The story led off with the name of the now-famous student in the MAGA hat, who has been smeared out of context as a racist, along with his classmates, for his face-to-face with an older Native American activist at the Lincoln Memorial in Washington, D.C., while the students were in town for the March for Life:
This won’t help Kentucky student Nick Sandmann’s case.
A photo said to be featuring Covington Catholic High School students clad in blackface during a 2015 basketball game made the rounds on Twitter Monday morning amid last week’s Indigenous Peoples March controversy.
The photo depicts several white students, some in blackface, shouting at an opposing black player.
While the photo’s origins couldn't be verified, the official Covington Catholic High School YouTube account published a video last January boasting its basketball school spirit, and several clips, including one from 2012, showcase attendees chanting in black face, a mockery of the opposing players.
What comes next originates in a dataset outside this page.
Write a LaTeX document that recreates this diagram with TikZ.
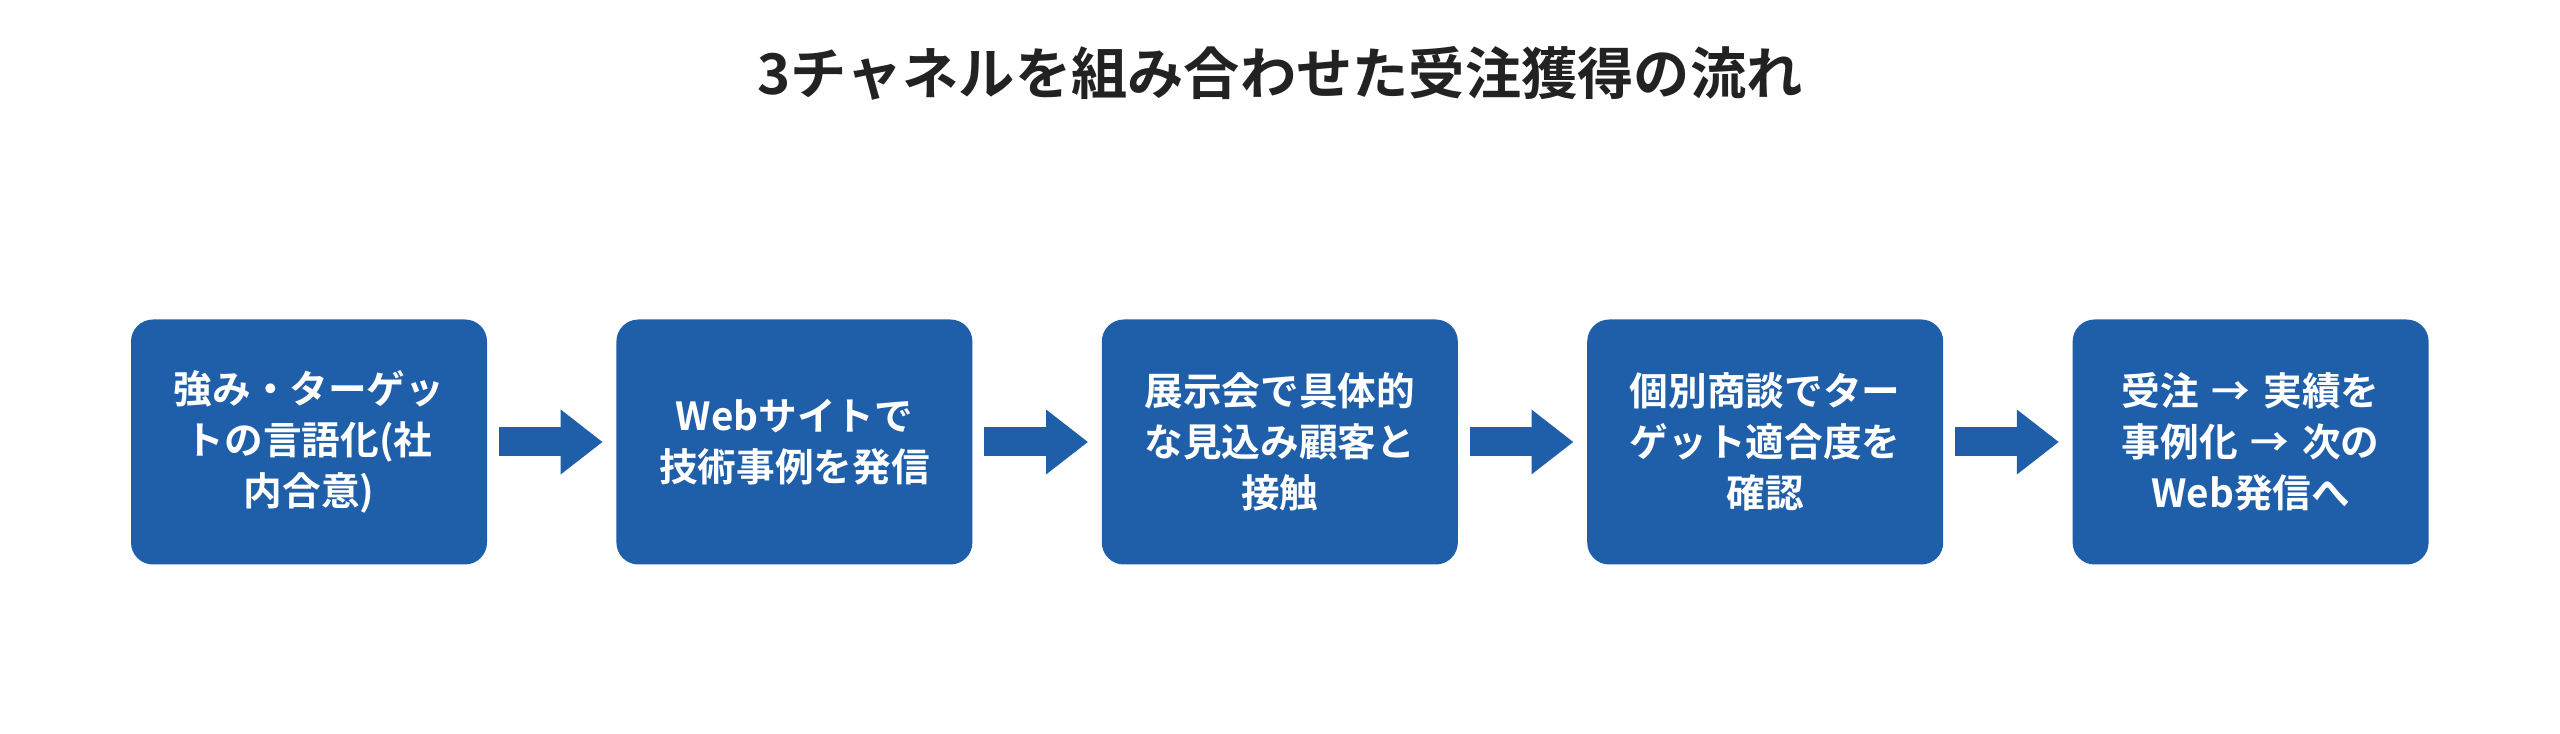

Only one problem, as someone who has the slightest knowledge of sporting events would suspect: It was a “blackout” game, in which fans of the home team are encouraged to wear one color -- in this case, black -- to show unity and to intimidate the opposing team.
Daily News rival the New York Post reported Monday that the video is evidently from 2011, not 2015, as the Daily News reported, making virtually certain there was no overlap in the four-year high school student body, and thus nothing to hurt Nick Sandmann's case in the first place:
At one point during the video, a graphic flashes across the screen saying “Blackout 2011” -- which users have pointed to as proof of the students’ innocent intentions. There are multiple clips of the “Covington Crazies” donning black, and sometimes blue, face and body paint during various sporting events.
It’s not the first time inquisitive journalists has shown painful public ignorance about basic sporting stuff while lunging for an anti-Trump “gotcha!” moment. During the feverish final stretch of the 2016 election, Mediaite senior reporter Josh Feldman ran an article about what he saw as a threatening sign hung over the fence during a World Series game: “Wait, What’s That KKK Sign Doing at the World Series?”
K of course is the baseball symbol for a strikeout. At that point of the game, there had been three strikeouts by the pitcher.
It’s acceptable, if puzzling, for a journalist writing about sports not to know about the fan custom of recording strikeouts in that fashion, or to be unaware of “blackout” or “whiteout” games, though neither of those customs are novel or obscure. But for that journalist not to even perform a 10-second internet search, or ask the sports desk, before assuming the worst case that conveniently fits a paranoid liberal narrative?